The task -> Lines containing the word "that" should be extracted in full.

======== Raw records ========

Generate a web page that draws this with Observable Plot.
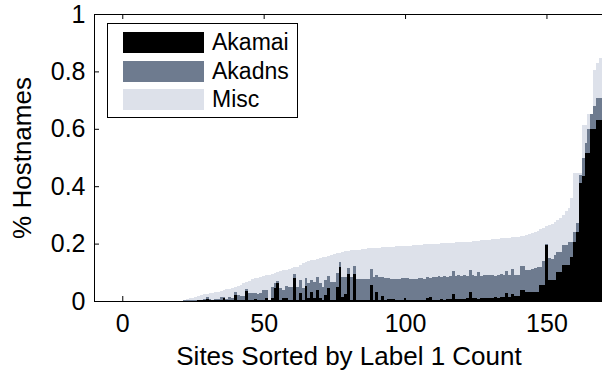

========
======== Raw records ========

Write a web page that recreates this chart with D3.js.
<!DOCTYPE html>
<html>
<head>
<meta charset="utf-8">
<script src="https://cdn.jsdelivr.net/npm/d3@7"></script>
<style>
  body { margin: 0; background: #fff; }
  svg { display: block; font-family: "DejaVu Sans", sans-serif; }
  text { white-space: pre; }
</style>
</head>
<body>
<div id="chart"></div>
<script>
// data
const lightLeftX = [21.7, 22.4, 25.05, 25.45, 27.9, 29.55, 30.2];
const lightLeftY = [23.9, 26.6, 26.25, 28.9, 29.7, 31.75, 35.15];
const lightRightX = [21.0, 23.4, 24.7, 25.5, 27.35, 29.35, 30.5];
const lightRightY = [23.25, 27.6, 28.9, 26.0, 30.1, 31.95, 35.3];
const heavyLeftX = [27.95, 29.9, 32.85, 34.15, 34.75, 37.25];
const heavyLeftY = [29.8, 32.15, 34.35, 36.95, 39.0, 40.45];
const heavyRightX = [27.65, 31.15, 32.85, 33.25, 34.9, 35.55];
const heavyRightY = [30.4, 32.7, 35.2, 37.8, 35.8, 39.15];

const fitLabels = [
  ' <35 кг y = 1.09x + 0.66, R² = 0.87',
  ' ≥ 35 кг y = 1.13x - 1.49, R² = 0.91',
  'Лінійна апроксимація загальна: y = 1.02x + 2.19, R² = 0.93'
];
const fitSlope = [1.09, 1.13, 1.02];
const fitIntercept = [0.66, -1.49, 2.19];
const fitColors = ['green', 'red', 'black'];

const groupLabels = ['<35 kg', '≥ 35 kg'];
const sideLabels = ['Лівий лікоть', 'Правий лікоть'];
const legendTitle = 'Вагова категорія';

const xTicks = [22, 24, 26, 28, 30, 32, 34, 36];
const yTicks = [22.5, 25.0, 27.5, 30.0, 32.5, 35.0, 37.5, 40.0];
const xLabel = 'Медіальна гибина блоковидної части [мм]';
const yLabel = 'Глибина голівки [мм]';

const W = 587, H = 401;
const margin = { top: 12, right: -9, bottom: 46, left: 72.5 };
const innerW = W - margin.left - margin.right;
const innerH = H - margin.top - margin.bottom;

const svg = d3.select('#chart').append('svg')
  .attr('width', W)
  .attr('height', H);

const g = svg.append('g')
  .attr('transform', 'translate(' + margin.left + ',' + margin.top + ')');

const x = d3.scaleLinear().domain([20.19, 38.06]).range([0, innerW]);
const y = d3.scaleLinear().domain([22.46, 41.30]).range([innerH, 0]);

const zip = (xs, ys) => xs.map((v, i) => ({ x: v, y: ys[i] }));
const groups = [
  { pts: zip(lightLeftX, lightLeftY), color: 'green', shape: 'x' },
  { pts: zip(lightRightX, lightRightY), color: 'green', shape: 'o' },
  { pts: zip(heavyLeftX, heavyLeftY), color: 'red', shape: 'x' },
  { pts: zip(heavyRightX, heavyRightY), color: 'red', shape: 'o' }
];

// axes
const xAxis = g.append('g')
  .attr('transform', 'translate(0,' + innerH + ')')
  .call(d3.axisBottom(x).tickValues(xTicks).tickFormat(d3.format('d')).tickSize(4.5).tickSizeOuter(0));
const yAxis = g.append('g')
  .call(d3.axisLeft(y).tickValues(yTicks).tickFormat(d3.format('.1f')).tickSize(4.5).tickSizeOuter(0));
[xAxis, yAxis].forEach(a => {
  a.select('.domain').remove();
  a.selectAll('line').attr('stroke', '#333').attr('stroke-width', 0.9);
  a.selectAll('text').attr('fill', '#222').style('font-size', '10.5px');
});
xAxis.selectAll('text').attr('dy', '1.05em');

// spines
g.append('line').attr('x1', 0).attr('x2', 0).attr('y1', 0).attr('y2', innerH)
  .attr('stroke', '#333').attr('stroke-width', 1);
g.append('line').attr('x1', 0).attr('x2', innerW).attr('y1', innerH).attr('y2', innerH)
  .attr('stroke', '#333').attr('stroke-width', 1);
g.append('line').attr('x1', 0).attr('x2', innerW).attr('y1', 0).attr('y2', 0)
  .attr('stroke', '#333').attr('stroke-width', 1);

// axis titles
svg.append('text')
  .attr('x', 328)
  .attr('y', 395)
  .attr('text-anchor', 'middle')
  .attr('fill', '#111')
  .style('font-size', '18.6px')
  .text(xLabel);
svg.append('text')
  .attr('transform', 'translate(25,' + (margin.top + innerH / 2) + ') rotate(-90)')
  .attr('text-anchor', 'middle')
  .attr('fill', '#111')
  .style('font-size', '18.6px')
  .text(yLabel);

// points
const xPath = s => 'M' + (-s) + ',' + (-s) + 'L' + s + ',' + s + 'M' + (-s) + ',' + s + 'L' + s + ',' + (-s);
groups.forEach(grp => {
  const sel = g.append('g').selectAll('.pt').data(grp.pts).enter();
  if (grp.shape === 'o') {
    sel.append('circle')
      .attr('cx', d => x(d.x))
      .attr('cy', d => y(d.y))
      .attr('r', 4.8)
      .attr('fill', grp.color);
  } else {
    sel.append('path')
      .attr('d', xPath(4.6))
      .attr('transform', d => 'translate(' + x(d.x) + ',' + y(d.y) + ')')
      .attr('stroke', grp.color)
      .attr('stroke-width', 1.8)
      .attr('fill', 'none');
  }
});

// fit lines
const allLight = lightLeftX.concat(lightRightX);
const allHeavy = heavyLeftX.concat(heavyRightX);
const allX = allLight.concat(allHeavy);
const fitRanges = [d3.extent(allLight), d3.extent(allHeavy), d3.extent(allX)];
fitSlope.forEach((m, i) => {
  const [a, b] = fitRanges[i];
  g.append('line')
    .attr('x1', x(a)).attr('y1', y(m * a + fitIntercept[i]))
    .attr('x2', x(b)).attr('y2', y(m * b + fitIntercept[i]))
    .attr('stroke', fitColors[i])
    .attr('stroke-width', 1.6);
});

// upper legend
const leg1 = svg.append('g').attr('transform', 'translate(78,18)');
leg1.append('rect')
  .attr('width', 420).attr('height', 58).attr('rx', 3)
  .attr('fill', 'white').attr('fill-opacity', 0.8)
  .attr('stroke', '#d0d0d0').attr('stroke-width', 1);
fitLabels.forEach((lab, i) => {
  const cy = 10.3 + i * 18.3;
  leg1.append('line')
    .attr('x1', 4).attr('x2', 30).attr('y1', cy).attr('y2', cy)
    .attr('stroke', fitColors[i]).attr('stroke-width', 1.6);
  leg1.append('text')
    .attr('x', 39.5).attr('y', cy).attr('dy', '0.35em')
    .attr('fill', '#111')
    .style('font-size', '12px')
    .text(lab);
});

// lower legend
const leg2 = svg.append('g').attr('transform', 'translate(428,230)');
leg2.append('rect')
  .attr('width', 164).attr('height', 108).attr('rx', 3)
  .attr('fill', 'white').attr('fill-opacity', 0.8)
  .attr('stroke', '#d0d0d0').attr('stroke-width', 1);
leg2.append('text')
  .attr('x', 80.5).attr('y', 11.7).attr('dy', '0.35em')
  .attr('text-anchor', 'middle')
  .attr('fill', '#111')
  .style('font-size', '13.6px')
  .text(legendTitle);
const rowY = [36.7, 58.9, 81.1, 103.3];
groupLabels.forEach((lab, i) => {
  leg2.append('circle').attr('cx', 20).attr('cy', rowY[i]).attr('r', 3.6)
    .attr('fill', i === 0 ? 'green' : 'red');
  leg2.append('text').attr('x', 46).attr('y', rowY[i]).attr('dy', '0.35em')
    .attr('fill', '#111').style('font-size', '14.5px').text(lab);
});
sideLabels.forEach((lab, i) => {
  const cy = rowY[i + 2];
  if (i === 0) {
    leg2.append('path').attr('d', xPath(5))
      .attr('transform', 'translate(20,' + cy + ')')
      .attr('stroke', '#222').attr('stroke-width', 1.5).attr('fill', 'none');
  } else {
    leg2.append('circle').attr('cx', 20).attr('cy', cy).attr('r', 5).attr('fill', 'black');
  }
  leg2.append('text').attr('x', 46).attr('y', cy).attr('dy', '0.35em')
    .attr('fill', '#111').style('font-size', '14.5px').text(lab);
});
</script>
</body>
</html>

========

Expected output ->
Generate a web page that draws this with Observable Plot.
Write a web page that recreates this chart with D3.js.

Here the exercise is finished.